Here is an excerpt:
One of my pet peeves through the years has been the injection of thieves guilds and other role-playing motifs into Middle-earth. I once watched in disbelief as a mailing list of gamers defined Tharbad to be a din of iniquity, dominated by a thieves guild, without any apparent regard for the way Tolkien’s world actually worked. I should say, “without any apparent regard for the way I believed Tolkien’s world actually worked.”
It took a silly movie to make me think about Tolkien and thieves’ guilds in a new way. I’m referring to Eddie Murphy’s Dr. Doolittle 2, in which the doctor (who hardly resembles the now less-famous literary doctor of yesteryear) is recruited by the animals of an endangered forest to help them save their turf.
The movie is cute, filled with jokes and gentle jabs at the Mafia. The endangered forest is secretly run by a beaver who sends out a possum (that’s Opossum for those of you who like silent vowels) and a raccoon as his messenger boys. “When you meet the beaver, you should treat him with the respect he deserves,” the raccoon tells the doctor at one point. “Listen, when the beaver offers you a fish, you take it!” he admonishes in another scene. “I am just a simple fisherman who is blessed with a lot of friends,” the beaver tells Murphy’s character.
Not exactly a thieves guild, but there are certain elements of the Mafia mystique which have crept into role-playing games. A well-designed thieves’ guild always has a mafia-like atmosphere.
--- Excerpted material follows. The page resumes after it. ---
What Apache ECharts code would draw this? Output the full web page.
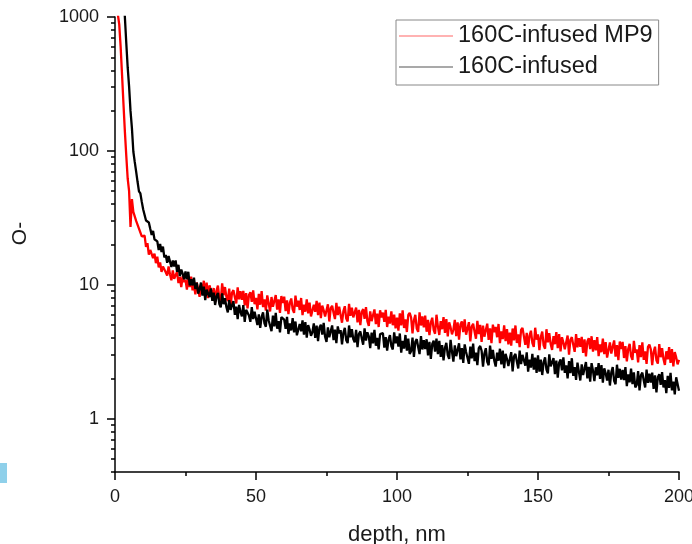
<!DOCTYPE html>
<html><head><meta charset="utf-8">
<script src="https://cdn.jsdelivr.net/npm/echarts@6/dist/echarts.min.js"></script>
<style>html,body{margin:0;padding:0;background:#fff}#c{width:692px;height:544px}</style>
</head><body><div id="c"></div>
<script>
const seriesNames = ['160C-infused MP9', '160C-infused'];
const seriesColors = ['#ff0000', '#000000'];
const depthStart = 0;
const depthStep = 0.5;
const mp9Values = [
1400,1250,1050,880,600,370,225,140,92,62,
50,27,43.6,35.1,34.5,30.0,30.5,26.3,26.7,23.0,
22.7,23.3,19.2,20.5,16.8,18.2,18.0,15.8,17.1,14.5,
16.2,13.5,14.7,12.5,13.7,14.1,12.4,11.7,13.7,12.0,
10.8,12.8,11.1,11.8,12.5,10.3,11.4,9.6,11.6,10.5,
10.9,9.2,11.3,9.6,11.5,9.1,10.0,8.5,10.4,10.7,
8.13,10.05,8.88,10.72,8.38,10.39,7.96,9.89,9.13,8.21,
9.46,7.41,9.07,9.85,7.96,7.57,10.25,8.36,9.62,8.12,
7.55,9.35,6.96,8.75,9.12,8.08,7.25,9.57,7.78,8.97,
7.74,9.02,7.02,8.67,6.66,8.38,8.81,7.45,9.09,7.16,
7.99,6.55,8.55,7.10,8.96,6.82,7.79,6.41,8.34,8.61,
6.32,8.11,6.85,7.58,8.38,6.52,7.78,6.18,8.24,7.31,
8.16,6.36,7.64,6.04,7.32,7.90,6.55,6.17,8.29,6.87,
7.60,6.49,7.97,5.93,7.11,6.30,7.79,6.12,7.35,5.81,
5.75,7.11,6.28,7.59,5.93,7.35,5.63,6.99,6.46,5.81,
5.78,7.15,5.32,6.69,6.98,6.18,5.55,7.32,5.95,6.86,
6.65,5.21,6.37,6.92,5.60,5.32,7.20,5.87,6.76,5.71,
5.79,6.75,5.25,6.49,4.99,6.27,6.59,5.58,6.81,5.36,
4.94,6.34,5.35,5.93,6.55,5.09,6.08,4.84,6.45,5.72,
6.19,5.29,6.50,4.84,5.79,5.14,6.34,4.99,5.99,4.73,
5.68,4.54,6.11,4.98,6.44,4.76,5.52,4.44,5.95,6.17,
5.70,4.34,5.44,5.96,4.71,4.45,6.22,4.97,5.81,4.81,
5.88,4.46,5.48,4.21,5.22,5.68,4.61,4.31,5.98,4.87,
4.22,5.35,4.66,5.74,4.37,5.55,4.12,5.25,4.81,4.27,
4.62,5.47,4.14,5.24,3.90,5.05,5.33,4.43,5.52,4.24,
4.15,5.26,3.78,4.89,5.12,4.47,3.96,5.39,4.29,5.02,
3.75,4.95,4.10,4.59,5.13,3.88,4.73,3.66,5.04,4.42,
4.84,4.06,5.10,3.67,4.49,3.93,4.97,3.80,4.67,3.59,
4.39,3.51,4.72,3.85,4.97,3.68,4.26,3.43,4.60,4.77,
4.70,3.56,4.37,3.36,4.17,4.54,3.69,3.44,4.78,3.89,
4.27,3.25,4.08,4.47,3.53,3.33,4.66,3.72,4.35,3.61,
3.26,4.13,3.60,4.43,3.37,4.28,3.18,4.06,3.71,3.30,
3.30,4.18,3.01,3.89,4.07,3.56,3.16,4.29,3.41,4.00,
3.45,4.09,3.10,3.92,2.92,3.77,3.99,3.31,4.13,3.17,
3.86,3.24,4.07,2.93,3.59,3.14,3.97,3.04,3.73,2.86,
2.81,3.71,3.07,3.44,3.84,2.91,3.54,2.74,3.77,3.31,
3.75,2.84,3.49,2.68,3.33,3.62,2.94,2.75,3.81,3.10,
3.29,2.63,3.54,2.88,3.72,2.75,3.19,2.57,3.44,3.57,
3.30,2.51,3.15,3.45,2.73,2.58,3.61,2.88,3.36,2.79,
2.52,3.19,2.78,3.43,2.61,3.31,2.46,3.14,2.87,2.55,
2.75
];
const infusedValues = [
3000,3000,3000,3000,3000,3000,1500,1000,640,420,
302,199,148,99,82.8,70,58.8,49.9,48.1,41.6,
36.5,37.0,30.2,30.7,29.2,26.2,23.6,25.3,21.9,22.3,
21.1,18.2,20.2,17.6,19.3,16.0,16.7,14.6,16.4,16.3,
13.6,15.2,13.7,15.2,12.5,14.1,11.6,13.0,12.1,11.0,
12.6,11.0,12.5,9.9,11.0,9.9,11.3,9.3,10.4,8.6,
9.3,10.4,8.3,9.7,7.7,9.2,9.4,8.1,9.4,7.6,
8.75,7.07,8.22,8.7,7.18,6.79,8.63,7.17,7.96,6.82,
6.23,7.67,6.51,7.01,7.56,5.96,6.87,5.55,7.07,6.27,
5.81,7.05,5.29,6.5,6.67,5.9,5.29,6.81,5.55,6.3,
6.43,5.01,6.02,4.76,5.77,6.23,5.16,4.86,6.53,5.42,
5.51,4.51,5.89,4.89,6.17,4.70,5.36,4.42,5.74,5.93,
5.50,4.69,5.76,4.29,5.14,4.56,5.63,4.42,5.32,4.20,
4.12,5.09,4.50,5.43,4.24,5.26,4.03,5.01,4.63,4.16,
4.42,5.15,4.01,4.95,3.80,4.79,5.03,4.25,5.19,4.09,
3.75,4.81,4.06,4.50,4.97,3.87,4.62,3.67,4.89,4.34,
4.58,3.59,4.39,4.77,3.86,3.67,4.97,4.05,4.66,3.93,
3.72,4.61,3.43,4.31,4.49,3.98,3.57,4.72,3.83,4.42,
4.12,3.37,4.40,3.66,4.61,3.51,4.01,3.30,4.29,4.44,
4.35,3.39,4.07,3.22,3.90,4.21,3.49,3.29,4.42,3.66,
4.11,3.45,4.33,3.12,3.82,3.34,4.22,3.23,3.96,3.05,
3.19,4.04,2.90,3.75,3.93,3.43,3.04,4.14,3.29,3.86,
3.31,3.92,2.97,3.75,2.80,3.61,3.82,3.17,3.96,3.03,
3.82,2.90,3.55,2.73,3.39,3.68,2.99,2.80,3.88,3.16,
2.67,3.53,2.93,3.28,3.66,2.77,3.37,2.61,3.59,3.15,
3.21,2.57,3.46,2.82,3.64,2.69,3.12,2.51,3.37,3.49,
3.22,2.45,3.07,3.36,2.66,2.51,3.51,2.80,3.27,2.71,
2.45,3.11,2.71,3.33,2.54,3.22,2.39,3.05,2.79,2.48,
2.48,3.14,2.26,2.92,3.05,2.67,2.37,3.22,2.56,3.00,
2.97,2.49,3.13,2.25,2.76,2.41,3.05,2.33,2.86,2.20,
2.97,2.25,2.76,2.12,2.64,2.87,2.33,2.18,3.02,2.46,
2.40,2.84,2.15,2.72,2.03,2.62,2.77,2.30,2.87,2.20,
2.50,2.00,2.69,2.19,2.83,2.09,2.43,1.95,2.62,2.71,
1.93,2.55,2.12,2.37,2.65,2.00,2.44,1.89,2.60,2.28,
1.91,2.42,2.11,2.60,1.98,2.51,1.86,2.38,2.18,1.93,
2.32,1.77,2.22,2.43,1.92,1.81,2.53,2.02,2.36,1.96,
2.31,1.94,2.43,1.75,2.14,1.87,2.37,1.81,2.22,1.71,
1.79,2.27,1.63,2.11,2.21,1.93,1.71,2.33,1.85,2.17,
1.86,2.21,1.67,2.11,1.57,2.04,2.15,1.79,2.23,1.71,
1.94,1.55,2.09,1.70,2.20,1.63,1.89,1.52,2.04,2.11,
1.62
];
const xMin = 0, xMax = 200, xInterval = 50;
const yMin = 0.4, yMax = 1000;
const yMajorTicks = [1, 10, 100, 1000];
const yMinorTicks = [0.4,0.5,0.6,0.7,0.8,0.9,2,3,4,5,6,7,8,9,20,30,40,50,60,70,80,90,200,300,400,500,600,700,800,900];

function toPairs(vals) { return vals.map((v, i) => [depthStart + i * depthStep, v]); }

const font = '"Liberation Sans", Arial, sans-serif';
const txt = '#1a1a1a';
const chart = echarts.init(document.getElementById('c'), null, {renderer: 'canvas'});
chart.setOption({
  animation: false,
  backgroundColor: '#fff',
  grid: {left: 115, right: 13, top: 17, bottom: 72, containLabel: false, outerBoundsMode: 'none'},
  legend: {
    orient: 'vertical', left: 396, top: 20,
    padding: [4, 6, 6, 3], itemGap: 7, itemWidth: 54, itemHeight: 1,
    icon: 'rect',
    borderColor: '#888', borderWidth: 1,
    textStyle: {fontSize: 23.5, color: txt, fontFamily: font},
    data: [
      {name: seriesNames[0], itemStyle: {color: '#ff6666'}},
      {name: seriesNames[1], itemStyle: {color: '#555555'}}
    ]
  },
  graphic: [{type: 'rect', shape: {x: 0, y: 463, width: 7, height: 20}, style: {fill: '#8fd0ea'}}],
  xAxis: {
    type: 'value', min: xMin, max: xMax, interval: xInterval,
    name: 'depth, nm', nameLocation: 'middle', nameGap: 52,
    nameTextStyle: {fontSize: 22, color: txt, fontFamily: font},
    axisLine: {show: true, onZero: false, lineStyle: {color: '#000', width: 1.5}},
    axisTick: {show: true, length: 8, lineStyle: {color: '#000', width: 1.5}},
    minorTick: {show: true, splitNumber: 2, length: 4, lineStyle: {color: '#000', width: 1.5}},
    splitLine: {show: false}, minorSplitLine: {show: false},
    axisLabel: {fontSize: 18, color: txt, fontFamily: font, margin: 16}
  },
  yAxis: [{
    type: 'log', logBase: 10, min: yMin, max: yMax, position: 'left',
    name: 'O-', nameLocation: 'middle', nameGap: 84,
    nameTextStyle: {fontSize: 21, color: txt, fontFamily: font, padding: [0, 0, 0, 22]},
    axisLine: {show: true, lineStyle: {color: '#000', width: 1.5}},
    axisTick: {show: true, length: 8, customValues: yMajorTicks, lineStyle: {color: '#000', width: 1.5}},
    axisLabel: {customValues: yMajorTicks, fontSize: 18, color: txt, fontFamily: font, margin: 16,
      formatter: v => String(Math.round(v))},
    splitLine: {show: false}
  }, {
    type: 'log', logBase: 10, min: yMin, max: yMax, position: 'left', offset: 0,
    axisLine: {show: false},
    axisTick: {show: true, length: 4, customValues: yMinorTicks, lineStyle: {color: '#000', width: 1.5}},
    axisLabel: {show: false},
    splitLine: {show: false}
  }],
  series: [{
    name: seriesNames[0], type: 'line', yAxisIndex: 0, data: toPairs(mp9Values),
    symbol: 'none', showSymbol: false, clip: true,
    lineStyle: {color: seriesColors[0], width: 2.3, join: 'bevel'}, itemStyle: {color: seriesColors[0]}
  }, {
    name: seriesNames[1], type: 'line', yAxisIndex: 0, data: toPairs(infusedValues),
    symbol: 'none', showSymbol: false, clip: true,
    lineStyle: {color: seriesColors[1], width: 2.3, join: 'bevel'}, itemStyle: {color: seriesColors[1]}
  }]
});
</script></body></html>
You don’t just casually break into the guild and demand to see the bosses. They’re busy people. They have wives and children to support. They need their space, just like everyone else.
Now, Tolkien never mentions a thieves guild. In fact, he rarely mentions guilds at all, and when he does he isn’t talking about typical medieval bakers guilds. But there is something mafia-like in the way Tolkien depicts Lotho Sackville-Baggins’ takeover of the Shire. I mean, think about it. He uses his money to buy up a lot of farms and plantations in the Southfarthing. And then he establishes a trading relationship with Isengard.
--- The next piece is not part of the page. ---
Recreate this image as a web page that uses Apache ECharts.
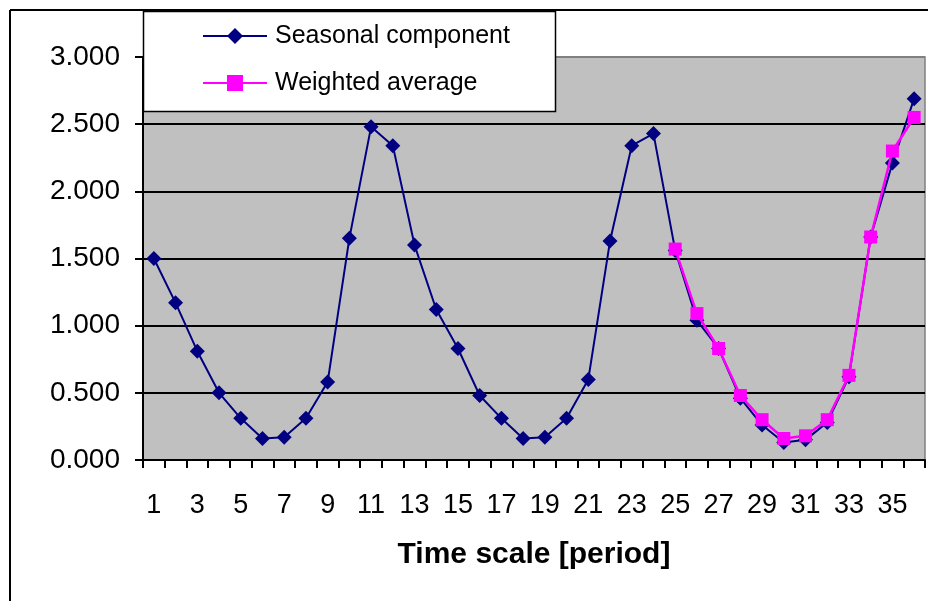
<!DOCTYPE html>
<html>
<head>
<meta charset="utf-8">
<script src="https://cdn.jsdelivr.net/npm/echarts@6/dist/echarts.min.js"></script>
<style>
  html, body { margin: 0; padding: 0; background: #fff; }
  #chart { width: 928px; height: 601px; }
</style>
</head>
<body>
<div id="chart"></div>
<script>
// periods 1..36
const periods = Array.from({ length: 36 }, (_, i) => String(i + 1));

const seasonal = [
  1.50, 1.17, 0.81, 0.50, 0.31, 0.16, 0.17, 0.31, 0.58, 1.65,
  2.48, 2.34, 1.60, 1.12, 0.83, 0.48, 0.31, 0.16, 0.17, 0.31,
  0.60, 1.63, 2.34, 2.43, 1.56, 1.04, 0.83, 0.46, 0.26, 0.13,
  0.15, 0.28, 0.62, 1.66, 2.21, 2.69
];

// weighted average only exists from period 25 on
const weighted = [
  null, null, null, null, null, null, null, null, null, null,
  null, null, null, null, null, null, null, null, null, null,
  null, null, null, null, 1.57, 1.09, 0.83, 0.48, 0.30, 0.16,
  0.18, 0.30, 0.63, 1.66, 2.30, 2.55
];

const yTicks = [0, 0.5, 1, 1.5, 2, 2.5, 3];

const font = '"Liberation Sans", Arial, sans-serif';
const chart = echarts.init(document.getElementById('chart'));

const option = {
  animation: false,
  textStyle: { fontFamily: font },
  grid: {
    left: 143, right: 3, top: 57, bottom: 141,
    show: true,
    backgroundColor: '#c0c0c0',
    borderColor: '#808080',
    borderWidth: 1.5
  },
  graphic: [
    // outer frame (top + left edges visible)
    { type: 'line', shape: { x1: 10, y1: 10, x2: 928, y2: 10 }, style: { stroke: '#000', lineWidth: 2 }, z: 0 },
    { type: 'line', shape: { x1: 10, y1: 10, x2: 10, y2: 601 }, style: { stroke: '#000', lineWidth: 2 }, z: 0 },
    // legend box
    { type: 'rect', shape: { x: 143.5, y: 11.5, width: 412, height: 100 }, style: { fill: '#fff', stroke: '#000', lineWidth: 1.5 }, z: 10 }
  ],
  legend: {
    orient: 'vertical',
    left: 202,
    top: 21,
    padding: 0,
    itemWidth: 64,
    itemHeight: 20,
    itemGap: 17,
    z: 20,
    lineStyle: { width: 2 },
    textStyle: { fontSize: 25, color: '#000', fontFamily: font, lineHeight: 30, padding: [0, 0, 0, 3] },
    data: ['Seasonal component', 'Weighted average']
  },
  xAxis: {
    type: 'category',
    data: periods,
    boundaryGap: true,
    axisLine: { lineStyle: { color: '#000', width: 2 } },
    axisTick: { show: true, interval: 0, alignWithLabel: false, length: 8, lineStyle: { color: '#000', width: 2 } },
    axisLabel: { interval: 1, fontSize: 27, color: '#000', margin: 32, fontFamily: font },
    name: 'Time scale [period]',
    nameLocation: 'middle',
    nameGap: 80,
    nameTextStyle: { fontSize: 30, fontWeight: 'bold', color: '#000', fontFamily: font }
  },
  yAxis: {
    type: 'value',
    min: yTicks[0],
    max: yTicks[yTicks.length - 1],
    interval: 0.5,
    axisLine: { show: true, lineStyle: { color: '#000', width: 2 } },
    axisTick: { show: true, length: 8, lineStyle: { color: '#000', width: 2 } },
    axisLabel: {
      fontSize: 28, color: '#000', margin: 23, fontFamily: font,
      formatter: v => v.toFixed(3)
    },
    splitLine: {
      show: true,
      lineStyle: { color: ['#000', '#000', '#000', '#000', '#000', '#000', '#808080'], width: 2 }
    }
  },
  series: [
    {
      name: 'Seasonal component',
      type: 'line',
      data: seasonal,
      showAllSymbol: true,
      symbol: 'diamond',
      symbolSize: 15,
      itemStyle: { color: '#000080' },
      lineStyle: { color: '#000080', width: 2 },
      z: 3
    },
    {
      name: 'Weighted average',
      type: 'line',
      data: weighted,
      showAllSymbol: true,
      connectNulls: false,
      symbol: 'rect',
      symbolSize: 13,
      itemStyle: { color: '#ff00ff' },
      lineStyle: { color: '#ff00ff', width: 2.5 },
      z: 4
    }
  ]
};

chart.setOption(option);
</script>
</body>
</html>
Or was that the other way around? Maybe “Pimple” Sackville-Baggins was rich, but not rich enough to achieve his dreams. So he went looking for friends in new places, and he found Isengard ready and willing to help. Isengard sent him money, wagon-drivers, carpenters, and bully-boys. With all due respect to the members of our hard-working labor unions, the connections between the mob and labor unions have been documented through the years in our courts, and exploited through the years in novels, movies, and television shows. So maybe Southfarthing Wagon-drivers Local No. 2 was just a front for the organization.